My dataset consists of three main columns: characteristic (representing amino acid properties), tm (representing transmembrane regions), and taxa (representing different taxa or species). Each combination of characteristic, tm, and taxa has a corresponding number value indicating the count of residual pairs.
Here’s my raw data in google drive link:
Raw data in csv format
What I’m aiming for is to create facets for each taxa, but only include tm values in each facet if there are non-zero number values for that tm in that specific taxa for all characteristic.
I’ve tried various approaches, including filtering the dataset before plotting, but I haven’t been successful in achieving the desired result. The facets still include tm values that have zero counts for all characteristics.
Here’s the code I’m currently using to create the heatmap:
# Load necessary libraries
library(ggplot2)
library(reshape2)
library(RColorBrewer)
library(tidyr) # For the complete function
library(dplyr) # For data manipulation
# Display the structure of the dataframe to verify
str(data)
# Define the substitutions
substitutions <- c(
"Hydroxyl" = "OH",
"Polar" = "P",
"Uncharged" = "UC",
"Aliphatic" = "AL",
"Nonpolar" = "NP",
"Hydrophobic" = "HP",
"Aromatic" = "AR",
"Sulfur" = "SU",
"Basic" = "BA",
"Charged" = "CH",
"Hydrophilic" = "HI",
"Acidic" = "AC",
"Amide" = "AM",
"Small" = "S",
"Methionine" = "M"
)
# Perform substitutions in the 'characteristic' column
data$characteristic <- as.character(data$characteristic)
for (pattern in names(substitutions)) {
data$characteristic <- gsub(pattern, substitutions[pattern], data$characteristic)
}
# Ensure that all combinations of characteristic, tm, and taxa are present
# Fill missing combinations with 0
all_combinations <- expand.grid(
characteristic = unique(data$characteristic),
tm = unique(data$tm),
taxa = unique(data$taxa)
)
# Merge with the original data and fill missing values with 0
data_complete <- left_join(all_combinations, data, by = c("characteristic", "tm", "taxa"))

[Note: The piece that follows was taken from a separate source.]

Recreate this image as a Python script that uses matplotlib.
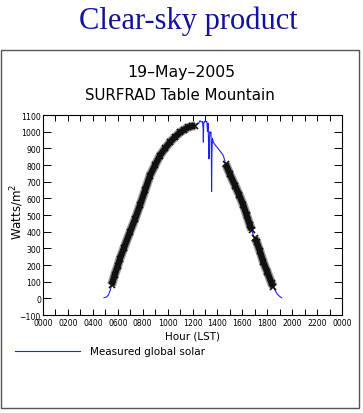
import numpy as np
import matplotlib.pyplot as plt
from matplotlib.patches import Rectangle

# --- data ---
# measured global solar (hour LST, W/m^2)
hours = [4.90, 5.10, 5.25, 5.40, 5.51, 5.75, 6.00, 6.18, 6.50, 6.98, 7.40, 7.78,
         8.20, 8.59, 9.00, 9.39, 9.80, 10.19, 10.60, 11.00, 11.33, 11.66, 11.95,
         12.20, 12.40, 12.50, 12.60, 12.70, 12.80, 12.85, 12.87, 12.90, 12.95,
         13.00, 13.05, 13.10, 13.15, 13.20, 13.25, 13.30, 13.32, 13.36, 13.40,
         13.45, 13.48, 13.51, 13.53, 13.56, 13.60, 13.67, 13.85, 14.07, 14.30,
         14.47, 14.66, 15.00, 15.41, 15.75, 16.08, 16.35, 16.61, 16.75, 16.88,
         17.00, 17.15, 17.40, 17.68, 18.00, 18.35, 18.50, 18.62, 18.80, 19.02, 19.15]
global_solar = [4, 8, 20, 50, 80, 140, 195, 239, 303, 398, 478, 558,
                650, 737, 800, 857, 900, 937, 968, 996, 1012, 1026, 1033,
                1036, 1045, 1052, 1066, 1058, 1062, 1020, 937, 1050, 1062,
                1058, 1064, 1060, 1062, 1000, 1050, 900, 837, 960, 1000,
                990, 996, 900, 641, 880, 960, 937, 917, 897, 875,
                857, 807, 745, 677, 620, 558, 498, 438, 410, 378,
                360, 339, 285, 219, 158, 90, 70, 50, 25, 10, 4]

# periods flagged as clear sky (black crosses)
clear_from = [5.50, 14.60, 16.95]
clear_to = [12.20, 16.80, 18.50]

tick_hours = list(range(0, 25, 2))
tick_labels = ['0000', '0200', '0400', '0600', '0800', '1000', '1200',
               '1400', '1600', '1800', '2000', '2200', '0000']

t = np.array(hours)
v = np.array(global_solar, dtype=float)
flag = np.zeros(len(t), dtype=bool)
for a, b in zip(clear_from, clear_to):
    flag |= (t >= a) & (t <= b)
v_clear = np.where(flag, v, np.nan)

fig = plt.figure(figsize=(3.63, 4.14), dpi=100)

# title above the box
fig.text(0.52, 0.948, 'Clear-sky product', ha='center', va='center',
         family='Liberation Serif', fontsize=22, color='#12129c')

# outer frame
fig.patches.append(Rectangle((0.004, 0.012), 0.984, 0.866, transform=fig.transFigure,
                             fill=False, edgecolor='#555555', linewidth=1.0))

fig.text(0.499, 0.824, '19\u2013May\u20132005', ha='center', va='center', fontsize=11.3)
fig.text(0.497, 0.770, 'SURFRAD Table Mountain', ha='center', va='center', fontsize=10.8)

ax = fig.add_axes([0.1185, 0.2367, 0.8237, 0.4831])
ax.plot(t, v, color='#2020ff', linewidth=0.8, label='Measured global solar')
# clear-sky points: dense crosses drawn as a fuzzy black band
ax.plot(t, v_clear, color='#9a9a9a', linewidth=6.5, solid_capstyle='butt')
ax.plot(t, v_clear, color='#111111', linewidth=4.5, solid_capstyle='butt')
ax.plot(t, v_clear, color='#111111', linestyle='none', marker='x', markersize=4.5, mew=1.2)

ax.set_xlim(0, 24)
ax.set_ylim(-100, 1100)
ax.set_xticks(tick_hours)
ax.set_xticklabels(tick_labels)
ax.set_xticks(range(1, 24, 2), minor=True)
ax.set_yticks(range(-100, 1101, 100))
ax.tick_params(axis='x', which='both', direction='in', top=True, length=4.5,
               width=0.7, labelsize=5.6, pad=2.5)
ax.tick_params(axis='y', direction='in', right=True, length=5.5, width=0.7,
               labelsize=5.6, pad=1.5)
for s in ax.spines.values():
    s.set_linewidth(0.8)

ax.set_xlabel('Hour (LST)', fontsize=7.5, labelpad=2)
ax.set_ylabel('Watts/m$^2$', fontsize=8.5)
ax.yaxis.set_label_coords(-0.058, 0.52)

# legend line below the plot
fig.lines.append(plt.Line2D([0.041, 0.22], [0.150, 0.150], transform=fig.transFigure,
                            color='#2020ff', linewidth=0.8))
fig.text(0.248, 0.150, 'Measured global solar', ha='left', va='center', fontsize=7.5)

plt.savefig('out.png', dpi=100)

data_complete[is.na(data_complete)] <- 0
# Calculate the total number for each taxa and tm combination
taxa_tm_totals <- data_complete %>%
group_by(taxa, tm) %>%
summarise(total = sum(number))
# Filter out tm values where the total number is 0 for a specific taxa
data_filtered <- data_complete %>%
semi_join(taxa_tm_totals %>% filter(total != 0), by = c("taxa", "tm"))
# Filter out taxa where all tm values have 0 number
taxa_filtered <- data_filtered %>%
group_by(taxa) %>%
filter(sum(number) != 0) %>%
distinct(taxa)
# Define the order of the taxa
taxa_order <- taxa_filtered$taxa
# Convert the taxa column to a factor with the specified levels
data_filtered$taxa <- factor(data_filtered$taxa, levels = taxa_order)

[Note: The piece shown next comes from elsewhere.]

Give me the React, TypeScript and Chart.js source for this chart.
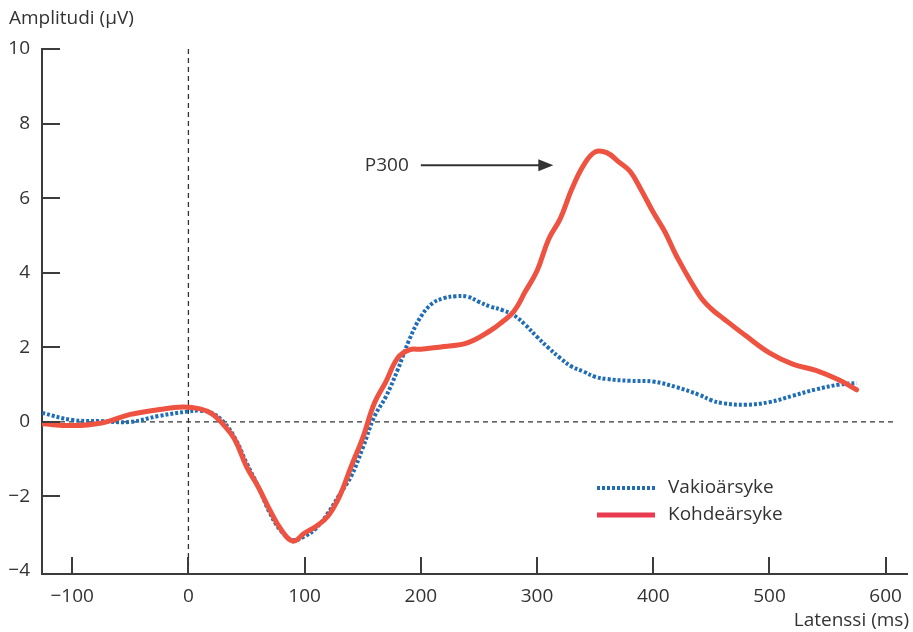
import React, { useEffect, useRef } from "react";
import { Chart, registerables } from "chart.js";
Chart.register(...registerables);

const FONT = '"Open Sans", "Noto Sans", sans-serif';
const TEXT = "#333333";
const AXIS = "#3c3c3c";

const xTicks = [-100, 0, 100, 200, 300, 400, 500, 600];
const yTicks = [-4, -2, 0, 2, 4, 6, 8, 10];

const kohdeMs = [-126, -100, -75, -50, -25, -5, 10, 20, 30, 40, 50, 60, 70, 80, 90, 100, 110, 120, 130, 140, 150, 160, 170, 180, 190, 200, 220, 240, 260, 270, 280, 290, 300, 310, 320, 330, 340, 350, 360, 370, 380, 390, 400, 410, 420, 440, 450, 460, 480, 500, 520, 540, 560, 575];
const kohdeUv = [-0.05, -0.1, -0.03, 0.2, 0.33, 0.4, 0.35, 0.22, -0.07, -0.48, -1.2, -1.74, -2.36, -2.9, -3.2, -2.98, -2.8, -2.53, -2.0, -1.2, -0.43, 0.5, 1.08, 1.71, 1.93, 1.95, 2.02, 2.12, 2.45, 2.68, 2.96, 3.5, 4.05, 4.9, 5.45, 6.25, 6.88, 7.24, 7.22, 6.98, 6.72, 6.2, 5.62, 5.1, 4.45, 3.38, 3.03, 2.78, 2.3, 1.85, 1.55, 1.38, 1.12, 0.86];

const vakioMs = [-126, -100, -75, -50, -25, 0, 10, 20, 30, 40, 50, 60, 70, 80, 90, 100, 110, 120, 130, 140, 150, 160, 170, 180, 190, 200, 210, 220, 230, 240, 250, 260, 270, 280, 290, 300, 310, 320, 330, 340, 350, 360, 380, 400, 420, 440, 450, 460, 480, 500, 520, 540, 560, 575];
const vakioUv = [0.24, 0.05, 0.02, 0.0, 0.16, 0.28, 0.3, 0.24, 0.01, -0.43, -1.1, -1.73, -2.44, -2.94, -3.17, -3.07, -2.85, -2.45, -1.95, -1.46, -0.7, 0.14, 0.68, 1.39, 2.2, 2.82, 3.18, 3.32, 3.37, 3.36, 3.22, 3.09, 3.0, 2.86, 2.6, 2.28, 1.98, 1.71, 1.48, 1.35, 1.21, 1.15, 1.1, 1.08, 0.93, 0.72, 0.58, 0.5, 0.46, 0.53, 0.7, 0.87, 1.0, 1.04];

const seriesNames = ["Vakioärsyke", "Kohdeärsyke"];
const yTitle = "Amplitudi (µV)";
const xTitle = "Latenssi (ms)";
const peakLabel = "P300";
// annotation arrow (data coords): from x=200 to x=314 at y=6.88
const arrowFrom = 200;
const arrowTo = 314;
const arrowY = 6.88;
const zeroLineEnd = 607;

const BLUE = "#1f6db6";
const RED = "#ee5341";
const RED_LEGEND = "#e93a4f";

const minus = (v: number) => (v < 0 ? "\u2212" + Math.abs(v) : String(v));

const overlay = {
  id: "overlay",
  beforeDatasetsDraw(chart: any) {
    const { ctx } = chart;
    const x = chart.scales.x;
    const y = chart.scales.y;
    ctx.save();
    ctx.strokeStyle = "#333";
    ctx.lineWidth = 1.3;
    ctx.setLineDash([5, 4]);
    const y0 = y.getPixelForValue(0);
    ctx.beginPath();
    ctx.moveTo(x.left, y0);
    ctx.lineTo(x.getPixelForValue(zeroLineEnd), y0);
    ctx.stroke();
    const x0 = x.getPixelForValue(0);
    ctx.beginPath();
    ctx.moveTo(x0, y.getPixelForValue(10));
    ctx.lineTo(x0, y.bottom);
    ctx.stroke();
    ctx.restore();
  },
  afterDraw(chart: any) {
    const { ctx } = chart;
    const x = chart.scales.x;
    const y = chart.scales.y;
    ctx.save();
    // inward ticks
    ctx.strokeStyle = AXIS;
    ctx.lineWidth = 2;
    ctx.setLineDash([]);
    yTicks.forEach((v) => {
      if (v === yTicks[0]) return;
      const py = Math.round(y.getPixelForValue(v));
      ctx.beginPath();
      ctx.moveTo(x.left, py);
      ctx.lineTo(x.left + 18, py);
      ctx.stroke();
    });
    xTicks.forEach((v) => {
      const px = Math.round(x.getPixelForValue(v));
      ctx.beginPath();
      ctx.moveTo(px, y.bottom);
      ctx.lineTo(px, y.bottom - 17);
      ctx.stroke();
    });
    // axis titles
    ctx.fillStyle = TEXT;
    ctx.font = `19px ${FONT}`;
    ctx.textBaseline = "middle";
    ctx.textAlign = "left";
    ctx.fillText(yTitle, 9, 19);
    ctx.textAlign = "right";
    ctx.fillText(xTitle, 909, 621);
    // P300 annotation
    const ay = y.getPixelForValue(arrowY);
    const ax1 = x.getPixelForValue(arrowFrom);
    const ax2 = x.getPixelForValue(arrowTo);
    ctx.textAlign = "right";
    ctx.fillText(peakLabel, ax1 - 12, ay);
    ctx.strokeStyle = "#333";
    ctx.lineWidth = 2;
    ctx.beginPath();
    ctx.moveTo(ax1, ay);
    ctx.lineTo(ax2 - 12, ay);
    ctx.stroke();
    ctx.fillStyle = "#333";
    ctx.beginPath();
    ctx.moveTo(ax2, ay);
    ctx.lineTo(ax2 - 15, ay - 6);
    ctx.lineTo(ax2 - 15, ay + 6);
    ctx.closePath();
    ctx.fill();
    // legend
    const lx1 = 597, lx2 = 655, ly1 = 488, ly2 = 515;
    ctx.lineWidth = 4;
    ctx.strokeStyle = BLUE;
    ctx.setLineDash([3, 2]);
    ctx.beginPath();
    ctx.moveTo(lx1, ly1);
    ctx.lineTo(lx2, ly1);
    ctx.stroke();
    ctx.setLineDash([]);
    ctx.lineWidth = 5;
    ctx.strokeStyle = RED_LEGEND;
    ctx.beginPath();
    ctx.moveTo(lx1, ly2);
    ctx.lineTo(lx2, ly2);
    ctx.stroke();
    ctx.fillStyle = TEXT;
    ctx.textAlign = "left";
    ctx.fillText(seriesNames[0], 668, ly1);
    ctx.fillText(seriesNames[1], 668, ly2);
    ctx.restore();
  },
};

export default function App() {
  const ref = useRef<HTMLCanvasElement>(null);
  useEffect(() => {
    if (!ref.current) return;
    const chart = new Chart(ref.current, {
      type: "line",
      data: {
        datasets: [
          {
            label: seriesNames[1],
            data: kohdeMs.map((m, i) => ({ x: m, y: kohdeUv[i] })),
            borderColor: RED,
            borderWidth: 5,
            pointRadius: 0,
            tension: 0.4,
            fill: false,
            borderCapStyle: "round",
            borderJoinStyle: "round",
          },
          {
            label: seriesNames[0],
            data: vakioMs.map((m, i) => ({ x: m, y: vakioUv[i] })),
            borderColor: BLUE,
            borderWidth: 4,
            borderDash: [3, 2],
            pointRadius: 0,
            tension: 0.4,
            fill: false,
          },
        ],
      },
      options: {
        animation: false,
        responsive: false,
        maintainAspectRatio: false,
        layout: { padding: { left: 0, top: 49, right: 2, bottom: 0 } },
        plugins: { legend: { display: false }, tooltip: { enabled: false }, title: { display: false } },
        scales: {
          x: {
            type: "linear",
            min: -126,
            max: 619,
            grid: { display: false, drawTicks: false },
            border: { display: true, color: AXIS, width: 2 },
            afterBuildTicks: (s: any) => {
              s.ticks = xTicks.map((v) => ({ value: v }));
            },
            afterFit: (s: any) => {
              s.height = 58;
            },
            ticks: {
              autoSkip: false,
              maxRotation: 0,
              padding: 11,
              color: TEXT,
              font: { family: FONT, size: 19 },
              callback: (v: any) => minus(Number(v)),
            },
          },
          y: {
            type: "linear",
            min: -4.08,
            max: 10,
            grid: { display: false, drawTicks: false },
            border: { display: true, color: AXIS, width: 2 },
            afterBuildTicks: (s: any) => {
              s.ticks = yTicks.map((v) => ({ value: v }));
            },
            afterFit: (s: any) => {
              s.width = 42;
            },
            ticks: {
              autoSkip: false,
              padding: 12,
              color: TEXT,
              font: { family: FONT, size: 19 },
              callback: (v: any) => minus(Number(v)),
            },
          },
        },
      },
      plugins: [overlay],
    });
    return () => chart.destroy();
  }, []);
  return (
    <div style={{ position: "absolute", left: 0, top: 0, width: 913, height: 632, background: "#fff" }}>
      <canvas ref={ref} width={913} height={632} style={{ width: 913, height: 632 }} />
    </div>
  );
}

# Define the colors for the heatmap
colors <- c("#ffffff", "#f7f9cb", "#c7edc0", "#92e0c3", "#56d0d0", "#00bdde", "#00afef", "#539df4", "#9085e8", "#cd6ace", "#f54a9d", "#ff3d5e", "#f0550d", "#fc8d59")

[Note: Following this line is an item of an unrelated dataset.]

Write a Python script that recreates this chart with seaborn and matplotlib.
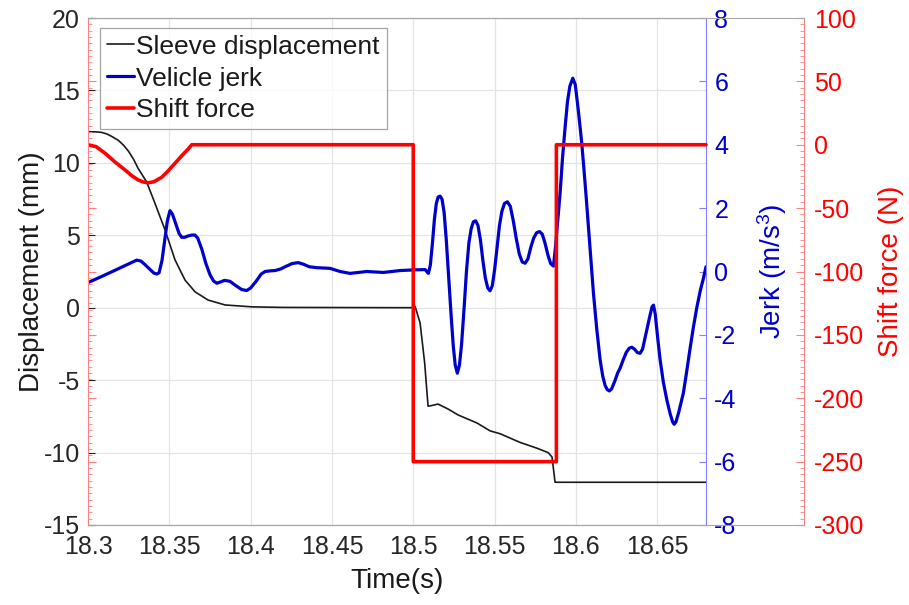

# Create the heatmap using ggplot2 and facet by 'taxa' with shared axes
ggplot(data_filtered, aes(x = characteristic, y = tm, fill = as.numeric(number))) +
geom_tile(color = "black", size = 0.2) +
geom_text(aes(label = ifelse(number != 0, label, "")), size = 3) +
scale_fill_gradientn(colors = colors) +
theme(
axis.text.x = element_text(angle = 90, vjust = 0.5, hjust = 1),
panel.border = element_rect(color = "black", fill = NA, size = 1),
axis.line = element_line(color = "black"),
plot.title = element_text(hjust = 0.5, face = "bold", size = 14),
axis.title = element_text(face = "bold", size = 12),
axis.text = element_text(size = 10, face = "bold"),
legend.title = element_text(face = "bold", size = 12),
legend.text = element_text(size = 10, face = "bold"),
legend.box.background = element_rect(color = "black", size = 1),
strip.background = element_blank(), # Remove the background of facet labels
strip.text.y.right = element_text(size = 10, face = "bold", angle = 0), # Style the facet labels on the right
strip.placement = "outside" # Place facet strips outside
) +
labs(
title = "Heatmap of Amino Acid Properties",
x = "Properties",
y = "Transmembrane Regions",
fill = "Number of nResidual Pairs"
) +
facet_wrap(~ taxa, ncol = 1, strip.position = "right") +
theme(panel.spacing = unit(0, "lines")) # Remove space between facets
This is the plot that I get:
Result](https://i.sstatic.net/rUnasDVk.png)
Instead of completely removing the particular tm value for a taxa, it is just putting out a blank row. How to fix it?
Desired output:
I want to completely remove the tm values for a particular taxa if it is zero for all characteristics.
I’d greatly appreciate any insights or suggestions on how to exclude rows from the heatmap, ensuring that facets include only tm values with non-zero counts for all characteristic for a particular taxa. If there’s a more effective or alternative method to accomplish this task, I’m eager to hear about it.